───── PROVIDED MATERIAL ─────
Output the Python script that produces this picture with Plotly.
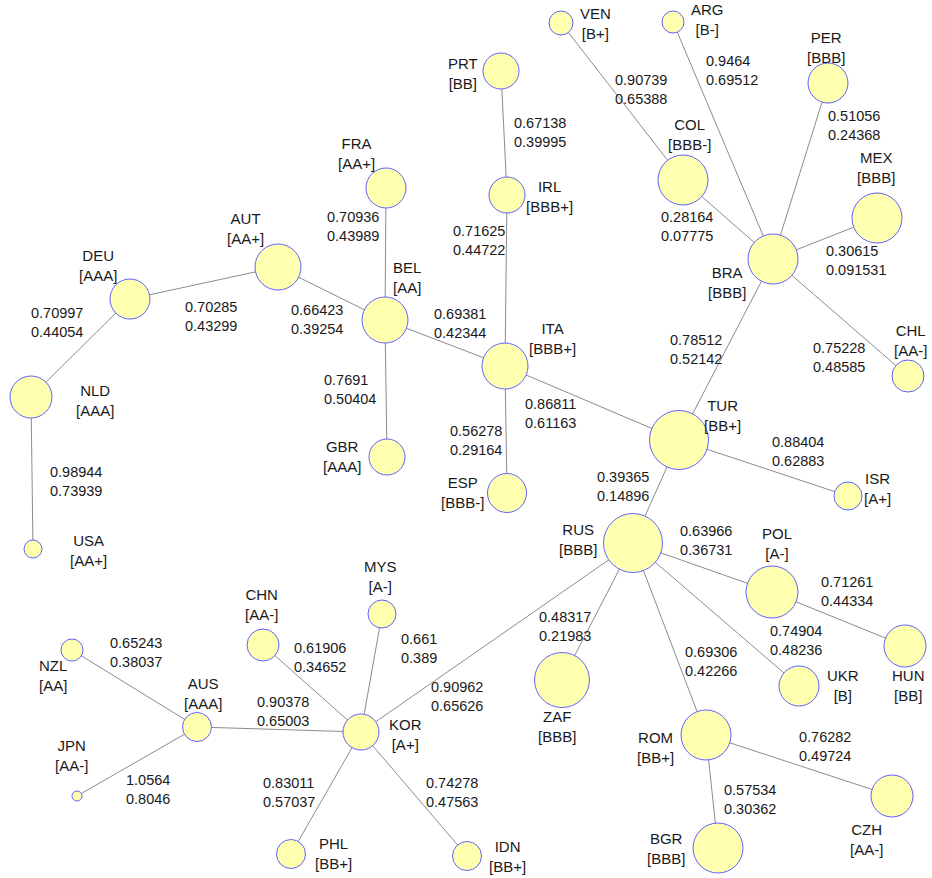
import plotly.graph_objects as go

# ---- network data -------------------------------------------------------
countries = ["USA", "NLD", "DEU", "AUT", "BEL", "FRA", "GBR", "ITA", "PRT", "IRL",
             "ESP", "TUR", "VEN", "COL", "BRA", "ARG", "PER", "MEX", "CHL", "ISR",
             "RUS", "POL", "HUN", "UKR", "ZAF", "ROM", "BGR", "CZH", "KOR", "MYS",
             "CHN", "AUS", "PHL", "IDN", "NZL", "JPN"]
ratings = ["AA+", "AAA", "AAA", "AA+", "AA", "AA+", "AAA", "BBB+", "BB", "BBB+",
           "BBB-", "BB+", "B+", "BBB-", "BBB", "B-", "BBB", "BBB", "AA-", "A+",
           "BBB", "A-", "BB", "B", "BBB", "BB+", "BBB", "AA-", "A+", "A-",
           "AA-", "AAA", "BB+", "BB+", "AA", "AA-"]

edge_from = ["NLD", "NLD", "DEU", "AUT", "FRA", "BEL", "BEL", "PRT", "IRL", "ITA",
             "ITA", "VEN", "COL", "ARG", "PER", "MEX", "CHL", "BRA", "TUR", "TUR",
             "RUS", "POL", "RUS", "RUS", "RUS", "ROM", "ROM", "RUS", "KOR", "KOR",
             "KOR", "KOR", "KOR", "AUS", "AUS"]
edge_to = ["USA", "DEU", "AUT", "BEL", "BEL", "GBR", "ITA", "IRL", "ITA", "ESP",
           "TUR", "COL", "BRA", "BRA", "BRA", "BRA", "BRA", "TUR", "ISR", "RUS",
           "POL", "HUN", "UKR", "ZAF", "ROM", "BGR", "CZH", "KOR", "MYS", "CHN",
           "AUS", "PHL", "IDN", "NZL", "JPN"]
edge_value_1 = ["0.98944", "0.70997", "0.70285", "0.66423", "0.70936", "0.7691", "0.69381",
                "0.67138", "0.71625", "0.56278", "0.86811", "0.90739", "0.28164", "0.9464",
                "0.51056", "0.30615", "0.75228", "0.78512", "0.88404", "0.39365", "0.63966",
                "0.71261", "0.74904", "0.48317", "0.69306", "0.57534", "0.76282", "0.90962",
                "0.661", "0.61906", "0.90378", "0.83011", "0.74278", "0.65243", "1.0564"]
edge_value_2 = ["0.73939", "0.44054", "0.43299", "0.39254", "0.43989", "0.50404", "0.42344",
                "0.39995", "0.44722", "0.29164", "0.61163", "0.65388", "0.07775", "0.69512",
                "0.24368", "0.091531", "0.48585", "0.52142", "0.62883", "0.14896", "0.36731",
                "0.44334", "0.48236", "0.21983", "0.42266", "0.30362", "0.49724", "0.65626",
                "0.389", "0.34652", "0.65003", "0.57037", "0.47563", "0.38037", "0.8046"]

# ---- layout (pixel space) ----------------------------------------------
node_x = [33, 31, 130, 278, 385, 386, 387, 505, 501, 507,
          507, 679, 561, 683, 773, 673, 828, 877, 908, 848,
          633, 772, 905, 799, 562, 706, 718, 892, 361, 382,
          263, 197, 291, 467, 72, 77]
node_y = [549, 397, 299, 267, 320, 188, 457, 366, 71, 195,
          493, 440, 23, 180, 259, 22, 83, 218, 376, 496,
          543, 592, 646, 686, 680, 735, 848, 796, 732, 614,
          645, 727, 854, 856, 650, 796]
node_r = [9, 21, 20, 23, 23, 20, 18, 23, 18, 18,
          19.5, 29.5, 12, 25, 25, 11, 20, 25, 16, 14,
          29.5, 26, 21, 20, 27.5, 25, 25, 21, 18, 14,
          16, 14.5, 14.5, 14.5, 11, 5]
label_x = [88, 95, 98, 245, 407, 356, 342, 552, 463, 549,
           462, 722, 595, 689, 727, 707, 826, 876, 910, 877,
           578, 777, 908, 843, 557, 655, 666, 866, 405, 380,
           261, 203, 333, 507, 53, 71]
label_y = [550, 400, 265, 228, 277, 153, 456, 338, 73, 196,
           492, 415, 23, 134, 282, 19, 47, 167, 340, 488,
           539, 543, 685, 685, 726, 747, 848, 839, 734, 576,
           604, 693, 853, 856, 675, 755]
# left edge and vertical centre of each two-line edge label
elabel_x = [48, 29, 183, 289, 325, 322, 432, 512, 451, 448,
            523, 613, 659, 704, 826, 824, 811, 668, 770, 595,
            678, 819, 768, 537, 683, 722, 797, 429, 399, 292,
            255, 261, 424, 108, 124]
elabel_y = [481, 322, 316, 319, 226, 389, 323, 132, 240, 440,
            413, 89, 226, 70, 125, 260, 357, 349, 451, 486,
            540, 591, 640, 626, 661, 799, 746, 696, 648, 657,
            711, 792, 792, 652, 789]

W, H = 932, 878
FONT = "Liberation Sans, Arial, sans-serif"
pos = {c: (x, y) for c, x, y in zip(countries, node_x, node_y)}

fig = go.Figure()

# edges
ex, ey = [], []
for a, b in zip(edge_from, edge_to):
    ex += [pos[a][0], pos[b][0], None]
    ey += [pos[a][1], pos[b][1], None]
fig.add_trace(go.Scatter(x=ex, y=ey, mode="lines",
                         line=dict(color="#8c8c8c", width=1),
                         hoverinfo="skip", showlegend=False))

# nodes (opaque, drawn over the edges)
fig.add_trace(go.Scatter(
    x=node_x, y=node_y, mode="markers",
    marker=dict(size=[2 * r for r in node_r], color="#ffffb0", opacity=1,
                line=dict(color="#6262ff", width=1)),
    text=[f"{c} [{r}]" for c, r in zip(countries, ratings)],
    hoverinfo="text", showlegend=False))

annotations = []
for c, r, x, y in zip(countries, ratings, label_x, label_y):
    annotations.append(dict(x=x, y=y, xref="x", yref="y", showarrow=False,
                            text=f"{c}<br>[{r}]", align="center",
                            xanchor="center", yanchor="middle",
                            font=dict(family=FONT, size=15, color="#1a1a1a")))
for v1, v2, x, y in zip(edge_value_1, edge_value_2, elabel_x, elabel_y):
    annotations.append(dict(x=x, y=y, xref="x", yref="y", showarrow=False,
                            text=f"{v1}<br>{v2}", align="left",
                            xanchor="left", yanchor="middle",
                            font=dict(family=FONT, size=14.5, color="#1a1a1a")))

fig.update_layout(
    width=W, height=H, margin=dict(l=0, r=0, t=0, b=0),
    paper_bgcolor="white", plot_bgcolor="white",
    xaxis=dict(range=[0, W], visible=False, fixedrange=True),
    yaxis=dict(range=[H, 0], visible=False, fixedrange=True),
    annotations=annotations,
)

fig.write_html("out.html")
─────
■ WHAT YOU NEED TO DO
Set down again, exactly, the lines of the material above from its first line to the one with "import plotly.graph_objects as go", inclusive. Leave the pictures out.

■ REPLY
Output the Python script that produces this picture with Plotly.
import plotly.graph_objects as go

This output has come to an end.